No, not just because of the colours, but because it was lighter than the regular version.
I always pack my cook kit in a modular fashion, I take a pot and inside it goes the gas, the stove, firesteel, spoon and maybe some drinks sachets all wrapped up in a Buff.
The Jetboil does all that on it’s own, and I have to admit a bit neater too, but usually with a little extra weight against most combinations I can make.
But it’s selling some extra stuff against what I usually pack.
The pot is insulated which is good from an efficiency point if view, but it’ll keep what ever water’s left warmer too, giving quicker re-heat and make it more use for mug and spoon washing.

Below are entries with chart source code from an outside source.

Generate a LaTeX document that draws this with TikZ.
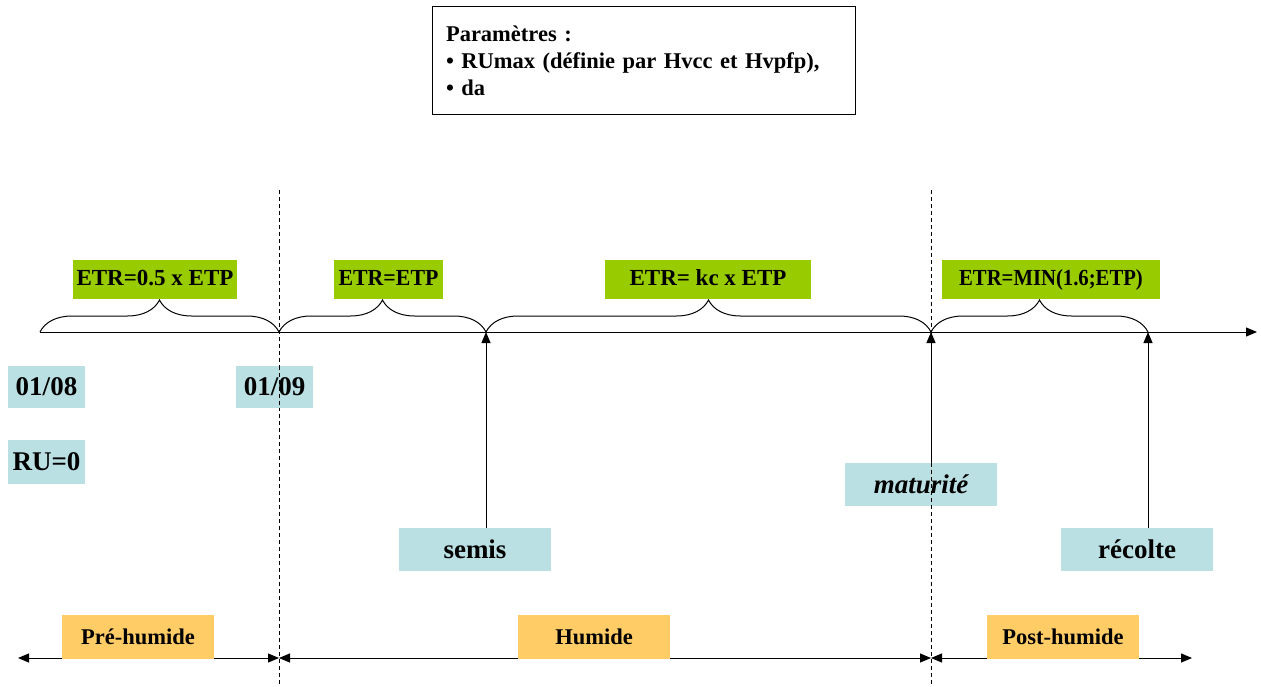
\documentclass[tikz,border=0pt]{standalone}
\usepackage{fontspec}
\setmainfont{Liberation Serif}
\usetikzlibrary{decorations.pathreplacing,arrows.meta}
\definecolor{etrgreen}{RGB}{153,204,0}
\definecolor{lblue}{RGB}{187,224,227}
\definecolor{lorange}{RGB}{255,204,102}
\begin{document}
\begin{tikzpicture}[x=1pt,y=-1pt,line width=1pt,
  tip/.style={-{Triangle[length=11pt,width=9pt]}},
  dtip/.style={{Triangle[length=11pt,width=9pt]}-{Triangle[length=11pt,width=9pt]}},
  etr/.style={fill=etrgreen, minimum height=39pt, inner sep=0pt, text height=15.5pt, text depth=4.5pt, font=\fontsize{23}{27}\selectfont\bfseries},
  lab/.style={fill=lblue, minimum width=152pt, minimum height=43pt, inner sep=0pt, font=\fontsize{27}{32}\selectfont\bfseries},
  datebox/.style={fill=lblue, minimum width=77pt, inner sep=0pt, font=\fontsize{27}{32}\selectfont\bfseries},
  phase/.style={fill=lorange, minimum width=152pt, minimum height=44pt, inner sep=0pt, font=\fontsize{22.5}{26}\selectfont\bfseries},
  brc/.style={decorate, decoration={brace, amplitude=32pt}},
  sep/.style={dash pattern=on 4pt off 3pt, line width=0.8pt}]
\useasboundingbox (0,0) rectangle (1261,687);

% parameters box
\node[draw, minimum width=423pt, minimum height=108pt, text width=395pt, align=left, inner sep=0pt,
  font=\fontsize{22.5}{27}\selectfont\bfseries] (params) at (643.5,61)
  {Paramètres :\\ • RUmax (définie par Hvcc et Hvpfp),\\ • da};

% axis coordinates
\coordinate (a0) at (40,332);
\coordinate (a1) at (279,332);
\coordinate (a2) at (486,332);
\coordinate (a3) at (931,332);
\coordinate (a4) at (1148,332);
\coordinate (aend) at (1257,332);

% dashed separators
\coordinate (d1t) at (279,190);
\coordinate (d1b) at (279,687);
\coordinate (d2t) at (931,190);
\coordinate (d2b) at (931,687);
\draw[sep] (d1t) -- (d1b);
\draw[sep] (d2t) -- (d2b);

% axis
\draw[tip] (a0) -- (aend);

% braces
\draw[brc] (a0) -- (a1);
\draw[brc] (a1) -- (a2);
\draw[brc] (a2) -- (a3);
\draw[brc] (a3) -- (a4);

% ETR labels
\node[etr, minimum width=164pt] (etr1) at (155,279.5) {ETR=0.5 x ETP};
\node[etr, minimum width=109pt] (etr2) at (388.5,279.5) {\scalebox{0.95}[1]{ETR=ETP}};
\node[etr, minimum width=206pt] (etr3) at (708,279.5) {ETR= kc x ETP};
\node[etr, minimum width=218pt] (etr4) at (1051,279.5) {\scalebox{0.9}[1]{ETR=MIN(1.6;ETP)}};

% dates
\node[datebox, minimum height=42pt] (d0108) at (46.5,387) {01/08};
\node[datebox, minimum height=42pt] (d0109) at (274.5,387) {01/09};
\node[datebox, minimum height=44pt] (ru) at (46.5,462) {RU=0};
\draw[sep] (d0109.north -| d1t) -- (d0109.south -| d1t);

% events
\node[lab] (semis) at (475,549.5) {semis};
\node[lab] (matur) at (921,484.5) {\itshape maturité};
\node[lab] (recolte) at (1137,549.5) {récolte};
\draw[sep] (matur.north -| d2t) -- (matur.south -| d2t);

\draw[tip] (semis.north -| a2) -- (a2);
\draw[tip] (matur.north -| a3) -- (a3);
\draw[tip] (recolte.north -| a4) -- (a4);

% phases
\coordinate (b0) at (18,658);
\coordinate (b1) at (279,658);
\coordinate (b2) at (931,658);
\coordinate (b3) at (1192,658);
\draw[dtip] (b1) -- (b0);
\draw[dtip] (b1) -- (b2);
\draw[dtip] (b2) -- (b3);
\node[phase] (pre) at (138,637) {Pré-humide};
\node[phase] (hum) at (594,637) {Humide};
\node[phase] (post) at (1063,637) {Post-humide};
\end{tikzpicture}
\end{document}
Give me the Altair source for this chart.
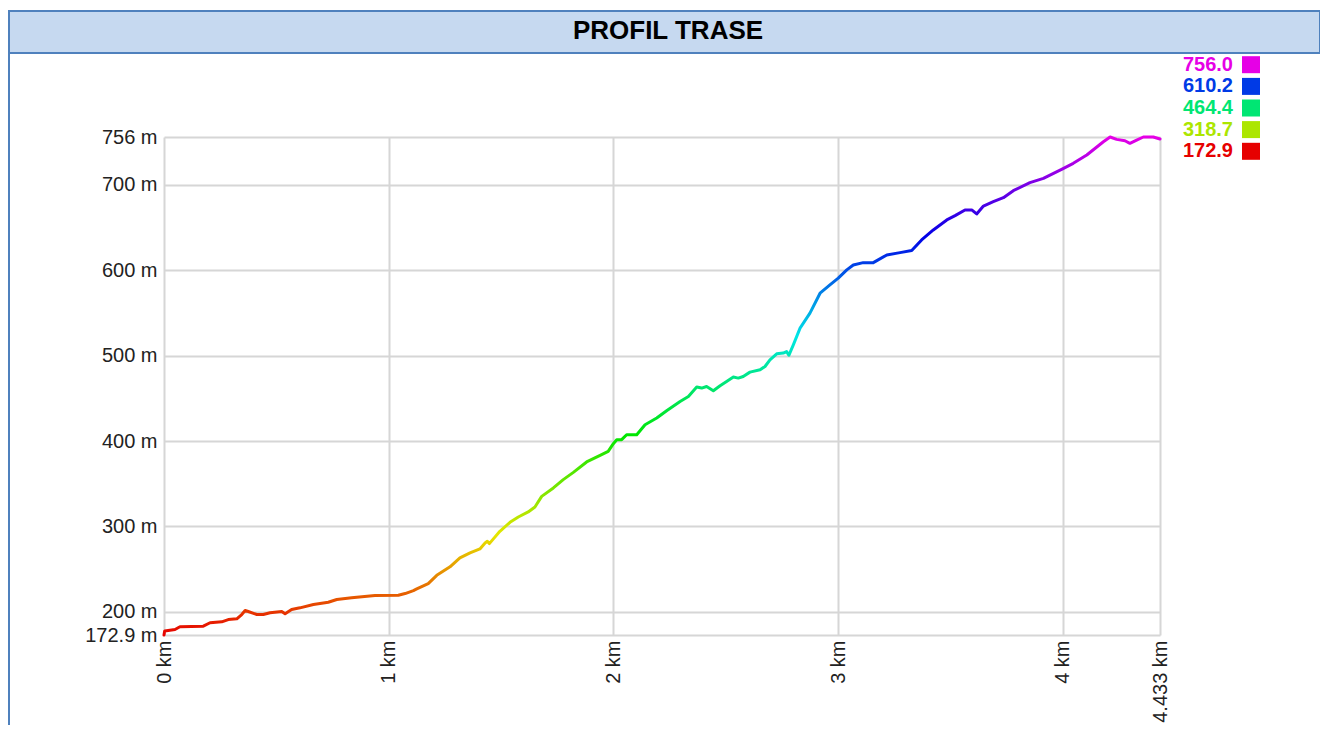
import altair as alt
import pandas as pd

# ---- data ----
dist_km = [0.000, 0.003, 0.049, 0.071, 0.175, 0.205, 0.257, 0.286, 0.324, 0.346,
           0.361, 0.375, 0.413, 0.442, 0.472, 0.524, 0.539, 0.568, 0.605, 0.665,
           0.731, 0.769, 0.835, 0.939, 1.043, 1.073, 1.110, 1.125, 1.176, 1.214,
           1.273, 1.317, 1.362, 1.406, 1.429, 1.439, 1.448, 1.495, 1.540, 1.577,
           1.621, 1.651, 1.681, 1.733, 1.777, 1.822, 1.881, 1.941, 1.977, 2.000,
           2.015, 2.037, 2.059, 2.104, 2.141, 2.193, 2.237, 2.297, 2.334, 2.371,
           2.393, 2.415, 2.445, 2.475, 2.504, 2.534, 2.556, 2.578, 2.608, 2.653,
           2.675, 2.697, 2.727, 2.756, 2.771, 2.781, 2.801, 2.831, 2.875, 2.920,
           2.964, 3.001, 3.039, 3.068, 3.112, 3.157, 3.217, 3.276, 3.328, 3.372,
           3.424, 3.484, 3.521, 3.565, 3.595, 3.617, 3.647, 3.691, 3.736, 3.780,
           3.854, 3.914, 3.995, 4.047, 4.107, 4.181, 4.211, 4.240, 4.277, 4.299,
           4.329, 4.359, 4.403, 4.433]

elev_m = [172.9, 177.5, 179.3, 182.5, 183.2, 187.2, 188.3, 191.0, 191.8, 196.9,
          201.6, 200.4, 196.9, 196.9, 198.9, 200.4, 197.7, 202.7, 204.7, 208.6,
          211.3, 214.4, 216.4, 219.1, 219.5, 221.4, 224.9, 226.9, 233.1, 242.8,
          252.7, 263.2, 269.0, 273.7, 280.7, 282.6, 279.9, 294.3, 304.8, 311.1,
          317.0, 322.8, 335.2, 345.1, 354.8, 363.3, 375.5, 383.2, 387.9, 396.9,
          401.6, 401.6, 407.4, 407.4, 419.1, 426.9, 435.5, 446.4, 452.2, 463.2,
          462.0, 463.9, 458.9, 464.7, 469.7, 474.9, 473.7, 475.6, 480.7, 483.4,
          487.3, 495.1, 502.1, 503.0, 504.8, 500.4, 512.7, 532.2, 549.7, 573.1,
          582.8, 590.7, 600.4, 606.2, 608.9, 608.9, 617.9, 620.6, 623.0, 635.5,
          647.2, 658.9, 663.9, 670.6, 670.6, 665.9, 675.2, 680.3, 684.9, 693.1,
          702.5, 707.6, 718.2, 725.2, 734.9, 750.4, 756.0, 753.2, 751.6, 748.6,
          752.4, 756.0, 756.0, 753.6]

legend_values = ["756.0", "610.2", "464.4", "318.7", "172.9"]
legend_colors = ["#E600E6", "#003AE6", "#00E673", "#ACE600", "#E60000"]

y_ticks = [172.9, 200, 300, 400, 500, 600, 700, 756]
x_ticks = [0, 1, 2, 3, 4, 4.433]

# hue ramp red -> magenta (bottom -> top of the profile)
ramp_colors = ["#E60000", "#E6E600", "#00E600", "#00E6E6", "#0000E6", "#E600E6"]

title_text = "PROFIL TRASE"

W, H = 996, 498
BORDER = "#4F81BD"
BAR_FILL = "#C6D9F0"
GRID = "#D6D6D6"

df = pd.DataFrame({"km": dist_km, "m": elev_m})

gradient = alt.Gradient(
    gradient="linear",
    stops=[alt.GradientStop(color=c, offset=i / (len(ramp_colors) - 1))
           for i, c in enumerate(ramp_colors)],
    x1=0, x2=0, y1=1, y2=0,
)

x_enc = alt.X(
    "km:Q",
    scale=alt.Scale(domain=[0, 4.433], nice=False, zero=False),
    axis=alt.Axis(values=x_ticks, labelExpr="datum.value + ' km'", title=None,
                  grid=True, gridColor=GRID, gridWidth=2, domain=False, ticks=False,
                  labelAngle=270, labelAlign="right", labelBaseline="middle",
                  labelPadding=5, labelFontSize=20, labelFont="Liberation Sans",
                  labelColor="#222222", labelFlush=False, labelOverlap=False),
)
y_enc = alt.Y(
    "m:Q",
    scale=alt.Scale(domain=[172.9, 756], nice=False, zero=False),
    axis=alt.Axis(values=y_ticks, labelExpr="datum.value + ' m'", title=None,
                  grid=True, gridColor=GRID, gridWidth=2, domain=False, ticks=False,
                  labelPadding=7, labelFontSize=20, labelFont="Liberation Sans",
                  labelColor="#222222", labelFlush=False, labelOverlap=False),
)

profile = alt.Chart(df).mark_line(
    stroke=gradient, strokeWidth=3, strokeJoin="round", strokeCap="round"
).encode(x=x_enc, y=y_enc, order="km:Q")

one = alt.Data(values=[{"a": 1}])

# frame: title bar and left border (pixel offsets from the plot origin)
title_bar = alt.Chart(one).mark_rect(
    fill=BAR_FILL, stroke=BORDER, strokeWidth=2
).encode(x=alt.value(-155), x2=alt.value(1156), y=alt.value(-126), y2=alt.value(-84))

left_border = alt.Chart(one).mark_rule(stroke=BORDER, strokeWidth=2).encode(
    x=alt.value(-155), y=alt.value(-84), y2=alt.value(700))

title_mark = alt.Chart(one).mark_text(
    text=title_text, font="Liberation Sans", fontWeight="bold", fontSize=26,
    color="#000000", align="center", baseline="middle"
).encode(x=alt.value(504), y=alt.value(-106))

layers = [title_bar, left_border, profile, title_mark]

row_centers = [64.7, 86.4, 108.0, 129.6, 151.3]
for val, col, cy in zip(legend_values, legend_colors, row_centers):
    d = alt.Data(values=[{"label": val}])
    yy = cy - 137
    layers.append(
        alt.Chart(d).mark_text(align="right", baseline="middle", fontWeight="bold",
                               fontSize=20, font="Liberation Sans", color=col)
        .encode(text="label:N", x=alt.value(1069), y=alt.value(yy))
    )
    layers.append(
        alt.Chart(d).mark_rect(color=col)
        .encode(x=alt.value(1078), x2=alt.value(1096),
                y=alt.value(yy - 8.5), y2=alt.value(yy + 8.5))
    )

chart = alt.layer(*layers).properties(
    width=W, height=H,
    autosize=alt.AutoSizeParams(type="none"),
    padding={"left": 156, "top": 129, "right": 160, "bottom": 90},
    background="white",
).configure_view(strokeWidth=0)

chart.save("out.html", embed_options={"renderer": "svg", "actions": False})
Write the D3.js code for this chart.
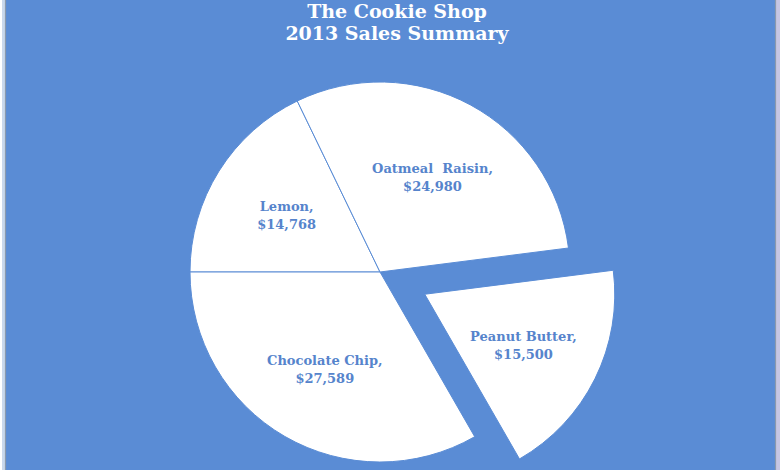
<!DOCTYPE html>
<html><head><meta charset="utf-8">
<script src="https://cdn.jsdelivr.net/npm/d3@7"></script>
<style>html,body{margin:0;padding:0;background:#fff;overflow:hidden}</style>
</head><body>
<svg id="c" width="780" height="470"></svg>
<script>
const categories = ["Lemon", "Oatmeal  Raisin", "Peanut Butter", "Chocolate Chip"];
const sales = [14768, 24980, 15500, 27589];
const exploded = ["Peanut Butter"];
const titleLines = ["The Cookie Shop", "2013 Sales Summary"];

const W = 780, H = 470;
const blue = "#5A8CD5";
const labelBlue = "#5684CC";
const svg = d3.select("#c");

svg.append("rect").attr("x",0).attr("y",0).attr("width",W).attr("height",H).attr("fill","#fff");
svg.append("rect").attr("x",2).attr("y",0).attr("width",3).attr("height",H).attr("fill","#c9d8ec");
svg.append("rect").attr("x",776).attr("y",0).attr("width",4).attr("height",H).attr("fill","#c6c6e4");
svg.append("rect").attr("x",5.5).attr("y",-10).attr("width",770).attr("height",H+20)
  .attr("fill",blue).attr("stroke","#8a99ad").attr("stroke-width",1.2);

const t = svg.append("text").attr("text-anchor","middle")
  .attr("font-family","'DejaVu Serif', serif").attr("font-weight","bold")
  .attr("font-size",19).attr("fill","#fff");
titleLines.forEach((l,i)=>t.append("tspan").attr("x",397).attr("y",18+i*22).text(l));

const cx = 380, cy = 272, R = 190, explodeOff = 50;
const pie = d3.pie().sort(null).value(d=>d.v).startAngle(-Math.PI/2).endAngle(3*Math.PI/2);
const data = pie(categories.map((c,i)=>({c, v:sales[i]})));
const arc = d3.arc().innerRadius(0).outerRadius(R);
const labelArc = d3.arc().innerRadius(R*0.58).outerRadius(R*0.58);
const fmt = d3.format("$,");

const g = svg.append("g").attr("transform",`translate(${cx},${cy})`);
const slices = g.selectAll("g.s").data(data).join("g").attr("class","s")
  .attr("transform", d=>{
    if (!exploded.includes(d.data.c)) return null;
    const m = (d.startAngle+d.endAngle)/2;
    return `translate(${Math.sin(m)*explodeOff},${-Math.cos(m)*explodeOff})`;
  });
slices.append("path").attr("d",arc).attr("fill","#fff").attr("stroke",blue).attr("stroke-width",1);

slices.append("text").attr("text-anchor","middle")
  .attr("font-family","'DejaVu Serif', serif").attr("font-weight","bold")
  .attr("font-size",13).attr("fill",labelBlue)
  .attr("transform", d=>{ const [x,y]=labelArc.centroid(d); return `translate(${x},${y})`; })
  .each(function(d){
    const s = d3.select(this);
    s.append("tspan").attr("x",0).attr("y",-2).style("white-space","pre").text(d.data.c+",");
    s.append("tspan").attr("x",0).attr("y",16).text(fmt(d.data.v));
  });
</script>
</body></html>
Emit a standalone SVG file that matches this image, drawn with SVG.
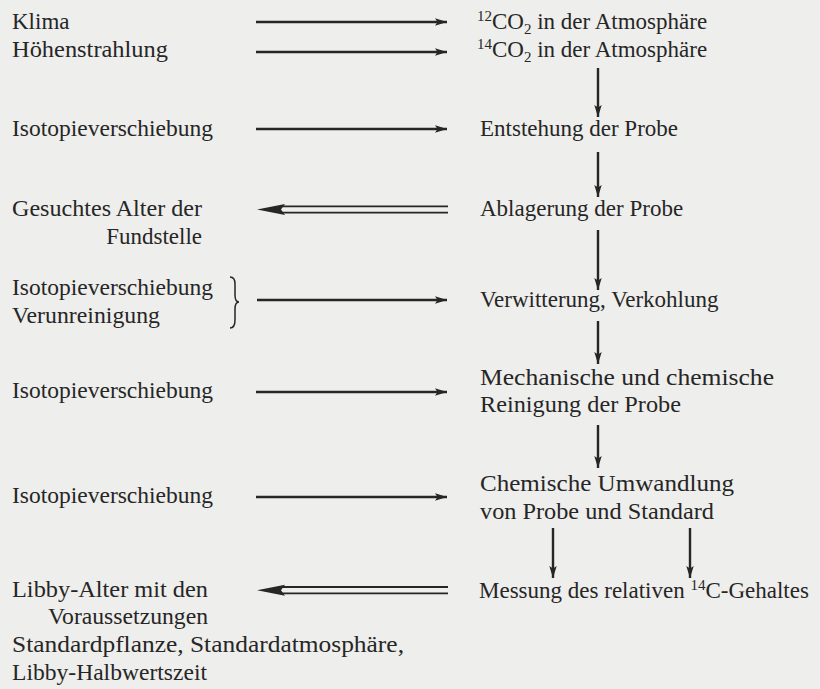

The stove section looks very robust, it’s neatly put together, the plastic feels strong and the piezo ignition looks to be sensibly mounted, but as with such things will still need care when packing and unpacking. The burner head and valve body are familiar-looking, most likely outsourced parts, and rather than a cop-out, that lends an air of reliability for me.
The heat exchanger on the pot will add efficiency and increase the speed at which I can access a hot cuppa, always a good thing.
The dark flashes you can see on the side will turn orange when the contents reach 60°C, I have no idea if this will be useful or just a bit of fun. We shall see.
The kit also comes with the orange canister feet which I like as it is quite a tall arrangement, and that cup should be both useful (I like the handy deep lids on my Optimus pots) and it’ll protect the heat exchanger when the Jetboil is in my rucksack.
It’s all new to me this style of stove, I know it’ll work, and it looks cool, but the big test for me will be to see if the little increases in packed size and weight are outweighed by the performance and usability gains that the Jetboil is offering.